Starting at the first line of the listing below, repeat each line up to and including the one containing "ax.set_ylim(0.1, 100)". Leave out pictures.
== DATA SUPPLIED
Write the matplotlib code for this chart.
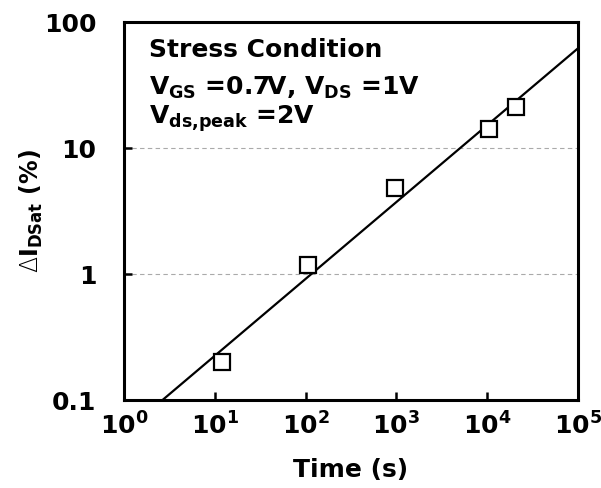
import matplotlib
matplotlib.use("Agg")
import matplotlib.pyplot as plt
import numpy as np
from matplotlib.ticker import LogFormatterMathtext, NullLocator, FixedLocator

# --- данные ---
time_s = [12, 105, 970, 10500, 20600]
delta_idsat = [0.2, 1.18, 4.8, 14.2, 21.3]

# степенная аппроксимация dI = A * t^n
fit_A = 0.0551
fit_n = 0.61

FS = 18
plt.rcParams['font.family'] = ['DejaVu Sans']
plt.rcParams['font.weight'] = 'bold'
plt.rcParams['mathtext.fontset'] = 'custom'
plt.rcParams['mathtext.rm'] = 'DejaVu Sans:weight=light'
plt.rcParams['mathtext.bf'] = 'DejaVu Sans:bold'
plt.rcParams['mathtext.default'] = 'bf'

fig = plt.figure(figsize=(6.01, 4.88), dpi=100)
ax = fig.add_axes([0.2063, 0.1803, 0.7554, 0.7746])

t_fit = np.array([1.0, 1e5])
ax.plot(t_fit, fit_A * t_fit ** fit_n, color='black', lw=1.6, zorder=3)
ax.plot(time_s, delta_idsat, 's', ms=11.5, mfc='white', mec='black', mew=1.6, zorder=4)

ax.set_xscale('log')
ax.set_yscale('log')
ax.set_xlim(1, 1e5)
ax.set_ylim(0.1, 100)

ax.xaxis.set_minor_locator(NullLocator())
ax.yaxis.set_minor_locator(NullLocator())
ax.yaxis.set_major_locator(FixedLocator([0.1, 1, 10, 100]))
ax.set_yticklabels(['0.1', '1', '10', '100'])
ax.xaxis.set_major_formatter(LogFormatterMathtext())

ax.yaxis.grid(True, ls=(0, (4, 3)), color='#aaaaaa', lw=0.8)
ax.set_axisbelow(True)

for sp in ax.spines.values():
    sp.set_linewidth(2.2)

ax.tick_params(axis='both', which='major', direction='in', length=6, width=1.8,
               labelsize=FS)
ax.tick_params(axis='x', pad=9)
ax.tick_params(axis='y', pad=20)

ax.set_xlabel('Time (s)', fontsize=FS, fontweight='bold', labelpad=13)
ax.set_ylabel(r'$\mathrm{\Delta}$I$_{DSat}$ (%)', fontsize=17, fontweight='bold', labelpad=-1)

ax.text(0.055, 0.907, 'Stress Condition', transform=ax.transAxes,
        fontsize=FS, fontweight='bold', va='baseline')
ax.text(0.055, 0.807, r'V$_{GS}$ =0.7V, V$_{DS}$ =1V', transform=ax.transAxes,
        fontsize=FS, fontweight='bold', va='baseline')
ax.text(0.055, 0.730, r'V$_{ds{,}peak}$ =2V', transform=ax.transAxes,
        fontsize=FS, fontweight='bold', va='baseline')

fig.savefig('out.png', dpi=100)
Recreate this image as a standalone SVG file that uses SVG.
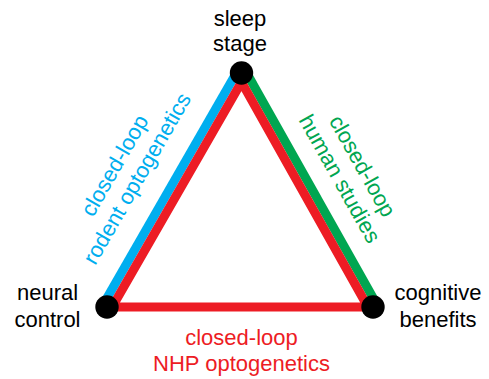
<svg xmlns="http://www.w3.org/2000/svg" width="489" height="379" viewBox="0 0 489 379">
<style>
text{font-family:"Liberation Sans",Arial,sans-serif;font-size:22px;text-anchor:middle}
.k{fill:#000}
.b{fill:#00AEEF}
.g{fill:#00A651}
.r{fill:#ED1C24}
.node{fill:#000}
</style>
<rect width="489" height="379" fill="#fff"/>
<g id="connectors">
<line x1="237.6" y1="70.8" x2="103.1" y2="304.8" stroke="#00AEEF" stroke-width="9"/>
<line x1="245.4" y1="70.8" x2="376.9" y2="304.8" stroke="#00A651" stroke-width="9"/>
<polygon points="241.5,82.1 112.2,307 367.9,307" fill="none" stroke="#ED1C24" stroke-width="9" stroke-linejoin="miter"/>
</g>
<g id="sleep-stage">
<circle class="node" cx="241.5" cy="73" r="11.7"/>
<text class="k" x="240" y="25.5">sleep</text>
<text class="k" x="240" y="51">stage</text>
</g>
<g id="neural-control">
<circle class="node" cx="107" cy="307" r="11.7"/>
<text class="k" x="47.5" y="300">neural</text>
<text class="k" x="47.5" y="327">control</text>
</g>
<g id="cognitive-benefits">
<circle class="node" cx="373" cy="307" r="11.7"/>
<text class="k" x="438" y="300">cognitive</text>
<text class="k" x="438" y="327">benefits</text>
</g>
<g id="label-rodent" transform="translate(121,169.2) rotate(-60.1)">
<text class="b" x="0" y="0">closed-loop</text>
<text class="b" x="0" y="26">rodent optogenetics</text>
</g>
<g id="label-human" transform="translate(356,169.7) rotate(60.7)">
<text class="g" x="0" y="0">closed-loop</text>
<text class="g" x="0" y="26">human studies</text>
</g>
<g id="label-nhp">
<text class="r" x="241.5" y="345">closed-loop</text>
<text class="r" x="241.5" y="371">NHP optogenetics</text>
</g>
</svg>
====
* SOLUTION TO THE PROBLEM *
Write the matplotlib code for this chart.
import matplotlib
matplotlib.use("Agg")
import matplotlib.pyplot as plt
import numpy as np
from matplotlib.ticker import LogFormatterMathtext, NullLocator, FixedLocator

# --- данные ---
time_s = [12, 105, 970, 10500, 20600]
delta_idsat = [0.2, 1.18, 4.8, 14.2, 21.3]

# степенная аппроксимация dI = A * t^n
fit_A = 0.0551
fit_n = 0.61

FS = 18
plt.rcParams['font.family'] = ['DejaVu Sans']
plt.rcParams['font.weight'] = 'bold'
plt.rcParams['mathtext.fontset'] = 'custom'
plt.rcParams['mathtext.rm'] = 'DejaVu Sans:weight=light'
plt.rcParams['mathtext.bf'] = 'DejaVu Sans:bold'
plt.rcParams['mathtext.default'] = 'bf'

fig = plt.figure(figsize=(6.01, 4.88), dpi=100)
ax = fig.add_axes([0.2063, 0.1803, 0.7554, 0.7746])

t_fit = np.array([1.0, 1e5])
ax.plot(t_fit, fit_A * t_fit ** fit_n, color='black', lw=1.6, zorder=3)
ax.plot(time_s, delta_idsat, 's', ms=11.5, mfc='white', mec='black', mew=1.6, zorder=4)

ax.set_xscale('log')
ax.set_yscale('log')
ax.set_xlim(1, 1e5)
ax.set_ylim(0.1, 100)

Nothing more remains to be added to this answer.